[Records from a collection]
>> Start

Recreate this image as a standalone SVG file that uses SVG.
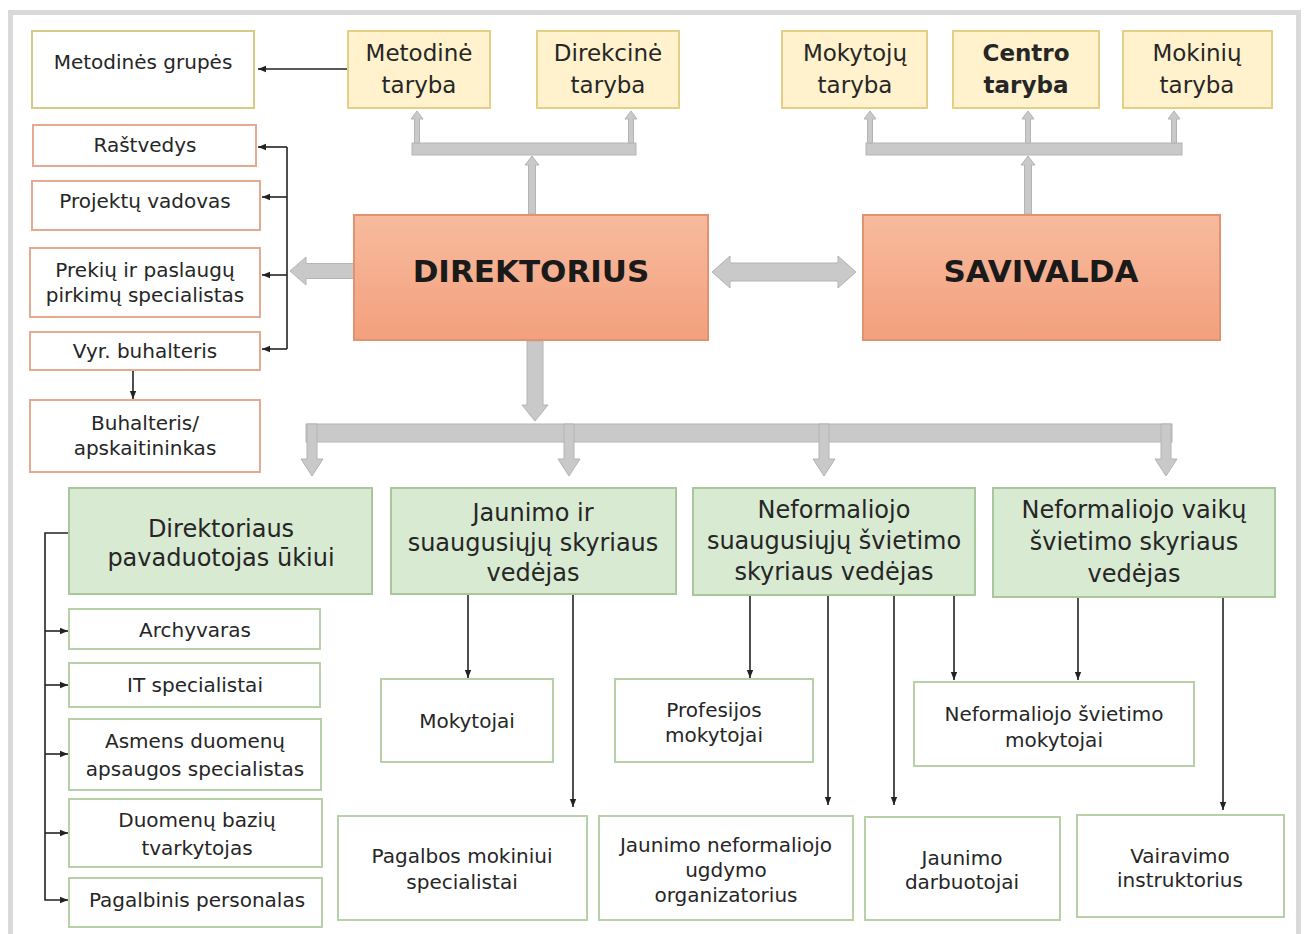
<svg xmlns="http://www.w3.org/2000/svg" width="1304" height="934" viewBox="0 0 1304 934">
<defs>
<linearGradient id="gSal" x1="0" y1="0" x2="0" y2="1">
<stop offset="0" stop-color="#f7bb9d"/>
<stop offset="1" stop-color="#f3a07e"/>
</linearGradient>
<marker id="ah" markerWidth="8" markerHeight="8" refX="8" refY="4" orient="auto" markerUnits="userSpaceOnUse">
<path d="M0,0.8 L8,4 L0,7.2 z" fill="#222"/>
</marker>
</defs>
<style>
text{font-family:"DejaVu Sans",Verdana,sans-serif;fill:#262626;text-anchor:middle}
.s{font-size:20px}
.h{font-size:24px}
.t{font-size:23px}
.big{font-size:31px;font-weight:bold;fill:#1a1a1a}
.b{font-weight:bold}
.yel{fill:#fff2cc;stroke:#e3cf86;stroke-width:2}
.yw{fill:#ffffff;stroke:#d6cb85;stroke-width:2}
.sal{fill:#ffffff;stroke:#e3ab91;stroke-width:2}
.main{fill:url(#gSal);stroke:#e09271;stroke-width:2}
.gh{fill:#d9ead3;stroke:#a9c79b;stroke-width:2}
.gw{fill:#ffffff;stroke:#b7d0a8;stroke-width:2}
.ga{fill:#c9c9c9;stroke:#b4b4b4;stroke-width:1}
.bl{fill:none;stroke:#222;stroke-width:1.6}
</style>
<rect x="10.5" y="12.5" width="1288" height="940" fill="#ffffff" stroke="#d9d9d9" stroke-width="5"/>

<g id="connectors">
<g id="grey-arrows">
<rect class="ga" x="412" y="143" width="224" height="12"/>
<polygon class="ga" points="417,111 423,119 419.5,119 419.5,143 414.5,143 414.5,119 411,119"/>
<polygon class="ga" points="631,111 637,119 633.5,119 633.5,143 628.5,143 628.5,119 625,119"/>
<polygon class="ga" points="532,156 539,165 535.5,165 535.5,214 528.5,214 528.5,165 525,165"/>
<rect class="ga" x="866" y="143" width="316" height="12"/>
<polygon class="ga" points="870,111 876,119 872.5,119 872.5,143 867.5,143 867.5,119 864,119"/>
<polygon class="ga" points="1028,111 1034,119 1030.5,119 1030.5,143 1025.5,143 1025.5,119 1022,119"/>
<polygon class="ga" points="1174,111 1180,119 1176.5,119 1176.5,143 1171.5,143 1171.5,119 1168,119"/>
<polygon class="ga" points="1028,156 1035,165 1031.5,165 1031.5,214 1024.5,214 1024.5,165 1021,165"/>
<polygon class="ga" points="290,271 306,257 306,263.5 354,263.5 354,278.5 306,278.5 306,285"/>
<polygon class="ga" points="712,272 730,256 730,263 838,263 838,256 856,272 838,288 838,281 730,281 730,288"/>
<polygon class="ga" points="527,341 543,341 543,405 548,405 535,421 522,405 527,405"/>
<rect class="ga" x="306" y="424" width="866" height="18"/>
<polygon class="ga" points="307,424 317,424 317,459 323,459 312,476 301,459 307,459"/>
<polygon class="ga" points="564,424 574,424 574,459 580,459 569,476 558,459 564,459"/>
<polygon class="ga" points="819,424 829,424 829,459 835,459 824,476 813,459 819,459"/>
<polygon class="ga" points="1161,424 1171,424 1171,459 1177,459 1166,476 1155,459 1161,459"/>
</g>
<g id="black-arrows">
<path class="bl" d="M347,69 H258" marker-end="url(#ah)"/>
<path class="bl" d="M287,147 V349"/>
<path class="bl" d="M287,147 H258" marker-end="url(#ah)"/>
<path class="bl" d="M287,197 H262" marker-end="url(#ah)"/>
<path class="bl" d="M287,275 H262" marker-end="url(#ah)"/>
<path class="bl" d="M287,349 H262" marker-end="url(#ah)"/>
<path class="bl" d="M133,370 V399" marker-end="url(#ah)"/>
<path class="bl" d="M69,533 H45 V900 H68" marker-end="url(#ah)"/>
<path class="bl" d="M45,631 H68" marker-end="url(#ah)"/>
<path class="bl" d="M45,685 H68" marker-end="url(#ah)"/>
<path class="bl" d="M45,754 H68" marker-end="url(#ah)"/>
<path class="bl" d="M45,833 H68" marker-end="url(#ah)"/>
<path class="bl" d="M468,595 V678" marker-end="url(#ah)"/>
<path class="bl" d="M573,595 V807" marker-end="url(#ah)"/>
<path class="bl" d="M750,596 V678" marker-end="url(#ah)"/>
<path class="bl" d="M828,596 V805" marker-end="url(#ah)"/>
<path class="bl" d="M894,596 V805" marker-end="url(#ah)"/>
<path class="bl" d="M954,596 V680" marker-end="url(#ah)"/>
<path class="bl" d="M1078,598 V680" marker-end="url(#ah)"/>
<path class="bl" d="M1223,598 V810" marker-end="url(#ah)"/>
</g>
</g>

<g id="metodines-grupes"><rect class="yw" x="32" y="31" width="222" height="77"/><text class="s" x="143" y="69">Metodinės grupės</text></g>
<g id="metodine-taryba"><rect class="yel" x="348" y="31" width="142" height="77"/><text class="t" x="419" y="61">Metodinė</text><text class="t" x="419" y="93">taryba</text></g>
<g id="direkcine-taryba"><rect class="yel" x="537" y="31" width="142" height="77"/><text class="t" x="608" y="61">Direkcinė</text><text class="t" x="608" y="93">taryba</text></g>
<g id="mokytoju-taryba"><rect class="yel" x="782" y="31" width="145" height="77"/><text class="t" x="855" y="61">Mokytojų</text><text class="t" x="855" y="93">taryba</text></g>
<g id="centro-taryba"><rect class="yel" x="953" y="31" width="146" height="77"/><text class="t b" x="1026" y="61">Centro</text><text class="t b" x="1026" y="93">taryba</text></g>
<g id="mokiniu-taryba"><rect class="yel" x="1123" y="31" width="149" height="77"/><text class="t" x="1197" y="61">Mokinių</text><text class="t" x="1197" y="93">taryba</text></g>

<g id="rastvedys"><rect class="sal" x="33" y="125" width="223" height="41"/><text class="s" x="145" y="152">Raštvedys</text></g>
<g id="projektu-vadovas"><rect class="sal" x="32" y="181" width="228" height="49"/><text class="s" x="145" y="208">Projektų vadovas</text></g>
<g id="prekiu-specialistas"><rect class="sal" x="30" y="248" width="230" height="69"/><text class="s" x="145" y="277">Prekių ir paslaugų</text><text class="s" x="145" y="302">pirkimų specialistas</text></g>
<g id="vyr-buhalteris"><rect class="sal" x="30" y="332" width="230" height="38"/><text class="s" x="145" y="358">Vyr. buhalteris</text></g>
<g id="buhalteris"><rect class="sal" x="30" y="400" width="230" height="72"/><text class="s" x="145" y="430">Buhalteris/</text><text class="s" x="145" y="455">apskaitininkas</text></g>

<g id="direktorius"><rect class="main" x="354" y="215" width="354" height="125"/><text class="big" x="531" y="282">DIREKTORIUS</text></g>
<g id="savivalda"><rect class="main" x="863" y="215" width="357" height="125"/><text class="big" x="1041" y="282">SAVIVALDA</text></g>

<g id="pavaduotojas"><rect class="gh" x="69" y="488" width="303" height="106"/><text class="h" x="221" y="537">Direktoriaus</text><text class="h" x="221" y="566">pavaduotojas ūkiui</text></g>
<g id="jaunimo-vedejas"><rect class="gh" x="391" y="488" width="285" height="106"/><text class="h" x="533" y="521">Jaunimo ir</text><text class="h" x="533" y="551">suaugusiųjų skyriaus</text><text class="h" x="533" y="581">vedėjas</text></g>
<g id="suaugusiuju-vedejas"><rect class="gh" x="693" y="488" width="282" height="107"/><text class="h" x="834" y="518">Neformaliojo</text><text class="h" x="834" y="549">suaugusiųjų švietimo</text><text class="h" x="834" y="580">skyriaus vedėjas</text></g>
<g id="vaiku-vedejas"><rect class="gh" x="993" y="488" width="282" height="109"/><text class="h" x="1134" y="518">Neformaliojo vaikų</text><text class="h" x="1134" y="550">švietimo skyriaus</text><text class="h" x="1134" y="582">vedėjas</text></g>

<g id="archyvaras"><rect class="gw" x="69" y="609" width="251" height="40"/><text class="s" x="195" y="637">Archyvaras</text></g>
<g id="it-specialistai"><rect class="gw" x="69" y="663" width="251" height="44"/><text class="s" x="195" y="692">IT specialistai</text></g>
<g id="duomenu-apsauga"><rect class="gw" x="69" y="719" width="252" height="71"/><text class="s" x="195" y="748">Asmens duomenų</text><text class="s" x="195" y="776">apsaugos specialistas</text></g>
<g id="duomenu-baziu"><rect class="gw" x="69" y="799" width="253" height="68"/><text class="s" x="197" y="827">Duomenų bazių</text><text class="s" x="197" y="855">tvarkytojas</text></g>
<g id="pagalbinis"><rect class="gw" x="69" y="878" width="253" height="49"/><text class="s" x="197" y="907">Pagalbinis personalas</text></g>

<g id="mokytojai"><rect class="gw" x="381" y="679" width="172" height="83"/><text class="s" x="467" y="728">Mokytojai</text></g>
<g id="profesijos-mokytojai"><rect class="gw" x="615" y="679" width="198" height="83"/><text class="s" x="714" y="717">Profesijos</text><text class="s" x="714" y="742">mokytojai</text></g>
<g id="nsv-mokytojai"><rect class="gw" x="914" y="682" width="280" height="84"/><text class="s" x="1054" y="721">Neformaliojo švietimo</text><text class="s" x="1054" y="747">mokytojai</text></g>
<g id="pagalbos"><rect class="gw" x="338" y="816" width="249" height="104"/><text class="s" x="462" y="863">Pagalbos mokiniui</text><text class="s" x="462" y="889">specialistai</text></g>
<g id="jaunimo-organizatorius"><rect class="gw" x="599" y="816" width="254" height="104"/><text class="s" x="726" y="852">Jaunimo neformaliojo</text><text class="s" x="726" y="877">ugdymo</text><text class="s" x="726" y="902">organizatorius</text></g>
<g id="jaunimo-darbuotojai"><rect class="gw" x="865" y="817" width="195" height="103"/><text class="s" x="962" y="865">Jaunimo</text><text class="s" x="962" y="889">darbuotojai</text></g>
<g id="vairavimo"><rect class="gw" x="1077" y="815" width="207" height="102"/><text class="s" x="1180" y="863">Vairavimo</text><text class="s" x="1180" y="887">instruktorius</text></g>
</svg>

>> End
>> Start

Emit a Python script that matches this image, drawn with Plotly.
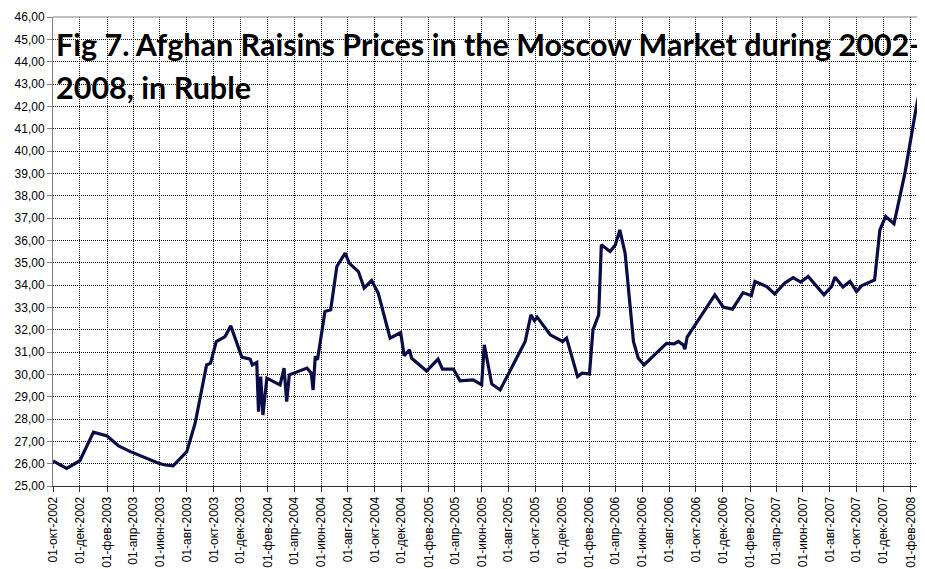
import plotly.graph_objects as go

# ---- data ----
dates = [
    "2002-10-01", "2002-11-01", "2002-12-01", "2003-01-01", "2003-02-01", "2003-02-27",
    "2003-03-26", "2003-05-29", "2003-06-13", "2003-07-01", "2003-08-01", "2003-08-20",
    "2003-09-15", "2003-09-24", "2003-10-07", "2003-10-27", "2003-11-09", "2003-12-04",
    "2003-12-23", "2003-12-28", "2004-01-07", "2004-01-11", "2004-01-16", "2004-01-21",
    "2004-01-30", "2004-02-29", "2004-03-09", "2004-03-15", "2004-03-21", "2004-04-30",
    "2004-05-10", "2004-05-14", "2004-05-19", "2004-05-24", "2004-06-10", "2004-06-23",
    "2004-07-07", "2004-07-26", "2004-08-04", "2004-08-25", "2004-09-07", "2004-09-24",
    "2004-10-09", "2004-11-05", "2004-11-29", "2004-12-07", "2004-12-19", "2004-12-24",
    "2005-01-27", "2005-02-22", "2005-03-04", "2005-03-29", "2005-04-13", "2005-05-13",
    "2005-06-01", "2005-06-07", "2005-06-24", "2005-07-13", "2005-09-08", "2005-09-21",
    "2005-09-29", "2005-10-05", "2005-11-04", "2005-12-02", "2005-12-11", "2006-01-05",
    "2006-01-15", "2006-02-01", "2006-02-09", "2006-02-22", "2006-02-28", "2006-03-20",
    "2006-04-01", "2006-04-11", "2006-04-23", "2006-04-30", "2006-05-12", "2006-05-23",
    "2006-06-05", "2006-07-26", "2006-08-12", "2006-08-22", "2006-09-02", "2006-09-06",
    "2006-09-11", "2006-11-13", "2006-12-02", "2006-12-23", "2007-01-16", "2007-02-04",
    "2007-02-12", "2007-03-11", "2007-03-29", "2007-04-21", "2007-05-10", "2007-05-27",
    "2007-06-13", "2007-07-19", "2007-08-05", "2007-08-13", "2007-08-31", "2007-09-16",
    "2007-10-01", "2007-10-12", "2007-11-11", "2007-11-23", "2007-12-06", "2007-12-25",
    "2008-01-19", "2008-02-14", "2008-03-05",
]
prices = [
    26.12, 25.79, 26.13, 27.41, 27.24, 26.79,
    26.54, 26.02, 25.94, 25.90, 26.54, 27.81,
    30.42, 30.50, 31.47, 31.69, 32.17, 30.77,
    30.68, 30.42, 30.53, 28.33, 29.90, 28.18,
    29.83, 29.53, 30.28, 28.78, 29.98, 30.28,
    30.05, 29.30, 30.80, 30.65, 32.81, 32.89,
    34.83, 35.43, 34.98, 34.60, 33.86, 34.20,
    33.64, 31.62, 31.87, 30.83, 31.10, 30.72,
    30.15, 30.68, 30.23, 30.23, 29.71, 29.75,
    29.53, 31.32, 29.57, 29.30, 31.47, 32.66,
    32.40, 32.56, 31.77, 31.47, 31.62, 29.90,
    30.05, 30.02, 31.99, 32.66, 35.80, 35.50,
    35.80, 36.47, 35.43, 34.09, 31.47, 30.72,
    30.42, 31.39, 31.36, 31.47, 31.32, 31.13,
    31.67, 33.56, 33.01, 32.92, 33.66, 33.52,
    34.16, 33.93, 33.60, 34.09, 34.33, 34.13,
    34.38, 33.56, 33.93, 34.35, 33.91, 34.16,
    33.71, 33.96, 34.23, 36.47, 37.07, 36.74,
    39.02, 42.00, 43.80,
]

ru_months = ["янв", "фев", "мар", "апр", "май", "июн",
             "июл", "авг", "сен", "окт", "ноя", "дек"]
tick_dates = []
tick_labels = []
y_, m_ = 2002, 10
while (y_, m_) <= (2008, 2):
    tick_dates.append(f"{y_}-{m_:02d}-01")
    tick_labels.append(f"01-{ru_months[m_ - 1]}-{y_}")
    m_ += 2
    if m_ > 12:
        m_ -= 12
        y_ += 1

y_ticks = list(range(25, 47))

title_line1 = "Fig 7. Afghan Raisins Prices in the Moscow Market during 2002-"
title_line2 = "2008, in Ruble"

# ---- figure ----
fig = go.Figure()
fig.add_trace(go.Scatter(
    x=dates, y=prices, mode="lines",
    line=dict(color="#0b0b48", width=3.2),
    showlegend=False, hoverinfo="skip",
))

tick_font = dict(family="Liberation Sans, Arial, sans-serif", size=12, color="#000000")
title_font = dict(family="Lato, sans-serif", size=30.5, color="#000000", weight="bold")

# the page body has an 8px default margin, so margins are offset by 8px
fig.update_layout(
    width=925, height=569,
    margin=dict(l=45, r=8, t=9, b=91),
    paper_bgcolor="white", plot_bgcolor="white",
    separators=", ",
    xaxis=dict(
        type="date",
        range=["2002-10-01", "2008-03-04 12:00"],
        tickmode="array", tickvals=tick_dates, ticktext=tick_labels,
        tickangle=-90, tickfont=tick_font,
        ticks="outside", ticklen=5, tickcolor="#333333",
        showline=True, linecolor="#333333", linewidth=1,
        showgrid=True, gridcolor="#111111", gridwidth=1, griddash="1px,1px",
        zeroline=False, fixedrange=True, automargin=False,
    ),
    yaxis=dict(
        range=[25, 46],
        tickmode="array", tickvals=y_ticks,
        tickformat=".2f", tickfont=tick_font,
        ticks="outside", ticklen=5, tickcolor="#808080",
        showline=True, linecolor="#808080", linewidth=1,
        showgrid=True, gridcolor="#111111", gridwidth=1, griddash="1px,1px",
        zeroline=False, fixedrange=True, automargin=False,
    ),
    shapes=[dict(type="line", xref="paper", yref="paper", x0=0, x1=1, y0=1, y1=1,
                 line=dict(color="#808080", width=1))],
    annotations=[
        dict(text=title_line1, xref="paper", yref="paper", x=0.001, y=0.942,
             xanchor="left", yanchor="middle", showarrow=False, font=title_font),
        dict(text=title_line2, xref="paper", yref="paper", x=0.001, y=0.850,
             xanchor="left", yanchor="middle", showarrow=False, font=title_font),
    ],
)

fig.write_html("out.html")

>> End
>> Start

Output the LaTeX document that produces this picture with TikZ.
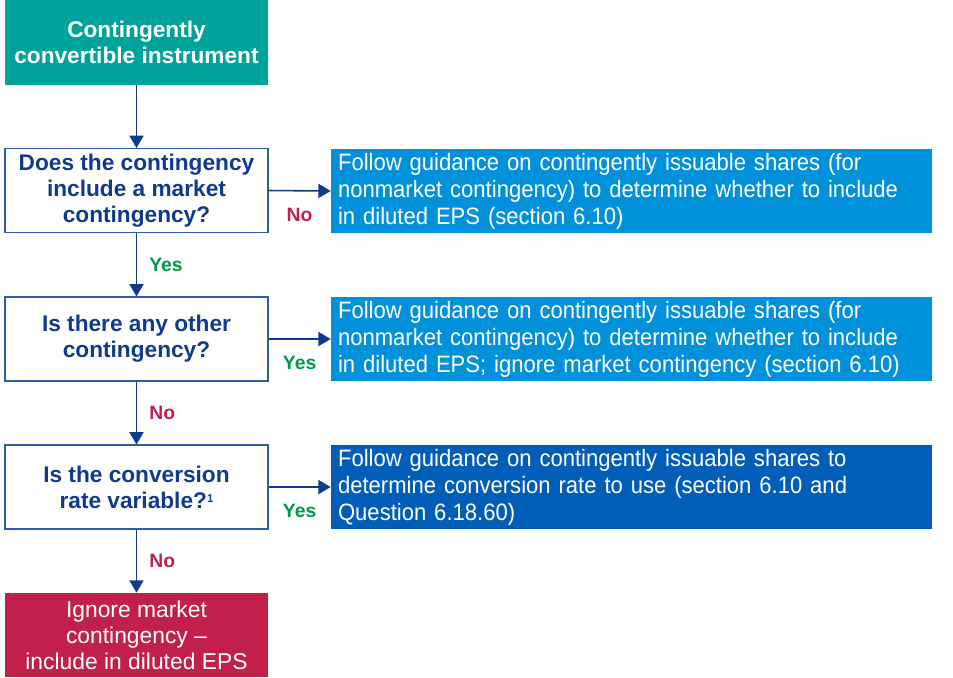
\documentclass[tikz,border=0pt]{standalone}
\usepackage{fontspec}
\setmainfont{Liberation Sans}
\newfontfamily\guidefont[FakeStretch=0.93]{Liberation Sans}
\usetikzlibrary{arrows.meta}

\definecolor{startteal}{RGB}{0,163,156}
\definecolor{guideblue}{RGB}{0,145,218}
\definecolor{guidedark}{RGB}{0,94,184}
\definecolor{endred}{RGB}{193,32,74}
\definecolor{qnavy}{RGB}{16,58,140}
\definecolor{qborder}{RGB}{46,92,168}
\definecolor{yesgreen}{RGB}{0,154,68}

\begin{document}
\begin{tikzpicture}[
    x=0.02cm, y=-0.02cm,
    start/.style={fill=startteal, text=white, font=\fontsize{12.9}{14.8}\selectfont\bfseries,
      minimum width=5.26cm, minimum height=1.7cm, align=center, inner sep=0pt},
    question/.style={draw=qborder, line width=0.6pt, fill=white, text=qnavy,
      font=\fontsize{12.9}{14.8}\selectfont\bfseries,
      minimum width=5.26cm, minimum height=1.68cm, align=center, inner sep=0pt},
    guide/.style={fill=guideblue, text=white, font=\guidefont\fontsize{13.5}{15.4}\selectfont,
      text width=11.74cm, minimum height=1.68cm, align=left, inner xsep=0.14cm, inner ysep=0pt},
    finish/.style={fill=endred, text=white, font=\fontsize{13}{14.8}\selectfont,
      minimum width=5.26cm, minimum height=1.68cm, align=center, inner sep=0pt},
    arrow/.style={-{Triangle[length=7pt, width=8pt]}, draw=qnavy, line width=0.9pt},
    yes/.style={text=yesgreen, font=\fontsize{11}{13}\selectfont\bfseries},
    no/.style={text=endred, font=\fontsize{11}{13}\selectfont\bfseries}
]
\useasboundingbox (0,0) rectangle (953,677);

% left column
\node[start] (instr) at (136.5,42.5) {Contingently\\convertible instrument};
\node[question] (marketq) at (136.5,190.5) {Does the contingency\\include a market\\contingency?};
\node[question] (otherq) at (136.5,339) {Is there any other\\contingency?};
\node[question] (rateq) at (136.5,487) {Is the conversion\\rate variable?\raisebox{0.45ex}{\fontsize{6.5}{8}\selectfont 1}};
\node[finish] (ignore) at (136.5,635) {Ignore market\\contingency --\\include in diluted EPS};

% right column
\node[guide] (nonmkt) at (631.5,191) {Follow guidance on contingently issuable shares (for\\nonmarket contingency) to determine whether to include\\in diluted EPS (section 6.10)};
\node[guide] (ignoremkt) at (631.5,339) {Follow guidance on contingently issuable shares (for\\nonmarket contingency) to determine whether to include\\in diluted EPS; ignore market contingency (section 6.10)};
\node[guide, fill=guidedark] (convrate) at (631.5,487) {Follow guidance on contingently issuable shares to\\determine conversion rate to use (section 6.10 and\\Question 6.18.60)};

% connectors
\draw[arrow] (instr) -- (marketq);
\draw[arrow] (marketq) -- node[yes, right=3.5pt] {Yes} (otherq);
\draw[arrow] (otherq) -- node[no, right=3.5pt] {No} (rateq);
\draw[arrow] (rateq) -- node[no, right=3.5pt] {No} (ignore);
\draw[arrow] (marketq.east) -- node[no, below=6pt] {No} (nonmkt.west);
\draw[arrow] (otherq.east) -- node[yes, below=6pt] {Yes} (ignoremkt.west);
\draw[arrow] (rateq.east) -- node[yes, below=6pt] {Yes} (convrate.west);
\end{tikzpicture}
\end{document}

>> End

[AIM OF THE TASK] From the line containing "Output the LaTeX" to the line containing "(ignore) at (136.5,635)", both lines included, give the text again exactly, without any pictures.

[EXERCISE SOLUTION]
Output the LaTeX document that produces this picture with TikZ.
\documentclass[tikz,border=0pt]{standalone}
\usepackage{fontspec}
\setmainfont{Liberation Sans}
\newfontfamily\guidefont[FakeStretch=0.93]{Liberation Sans}
\usetikzlibrary{arrows.meta}

\definecolor{startteal}{RGB}{0,163,156}
\definecolor{guideblue}{RGB}{0,145,218}
\definecolor{guidedark}{RGB}{0,94,184}
\definecolor{endred}{RGB}{193,32,74}
\definecolor{qnavy}{RGB}{16,58,140}
\definecolor{qborder}{RGB}{46,92,168}
\definecolor{yesgreen}{RGB}{0,154,68}

\begin{document}
\begin{tikzpicture}[
    x=0.02cm, y=-0.02cm,
    start/.style={fill=startteal, text=white, font=\fontsize{12.9}{14.8}\selectfont\bfseries,
      minimum width=5.26cm, minimum height=1.7cm, align=center, inner sep=0pt},
    question/.style={draw=qborder, line width=0.6pt, fill=white, text=qnavy,
      font=\fontsize{12.9}{14.8}\selectfont\bfseries,
      minimum width=5.26cm, minimum height=1.68cm, align=center, inner sep=0pt},
    guide/.style={fill=guideblue, text=white, font=\guidefont\fontsize{13.5}{15.4}\selectfont,
      text width=11.74cm, minimum height=1.68cm, align=left, inner xsep=0.14cm, inner ysep=0pt},
    finish/.style={fill=endred, text=white, font=\fontsize{13}{14.8}\selectfont,
      minimum width=5.26cm, minimum height=1.68cm, align=center, inner sep=0pt},
    arrow/.style={-{Triangle[length=7pt, width=8pt]}, draw=qnavy, line width=0.9pt},
    yes/.style={text=yesgreen, font=\fontsize{11}{13}\selectfont\bfseries},
    no/.style={text=endred, font=\fontsize{11}{13}\selectfont\bfseries}
]
\useasboundingbox (0,0) rectangle (953,677);

% left column
\node[start] (instr) at (136.5,42.5) {Contingently\\convertible instrument};
\node[question] (marketq) at (136.5,190.5) {Does the contingency\\include a market\\contingency?};
\node[question] (otherq) at (136.5,339) {Is there any other\\contingency?};
\node[question] (rateq) at (136.5,487) {Is the conversion\\rate variable?\raisebox{0.45ex}{\fontsize{6.5}{8}\selectfont 1}};
\node[finish] (ignore) at (136.5,635) {Ignore market\\contingency --\\include in diluted EPS};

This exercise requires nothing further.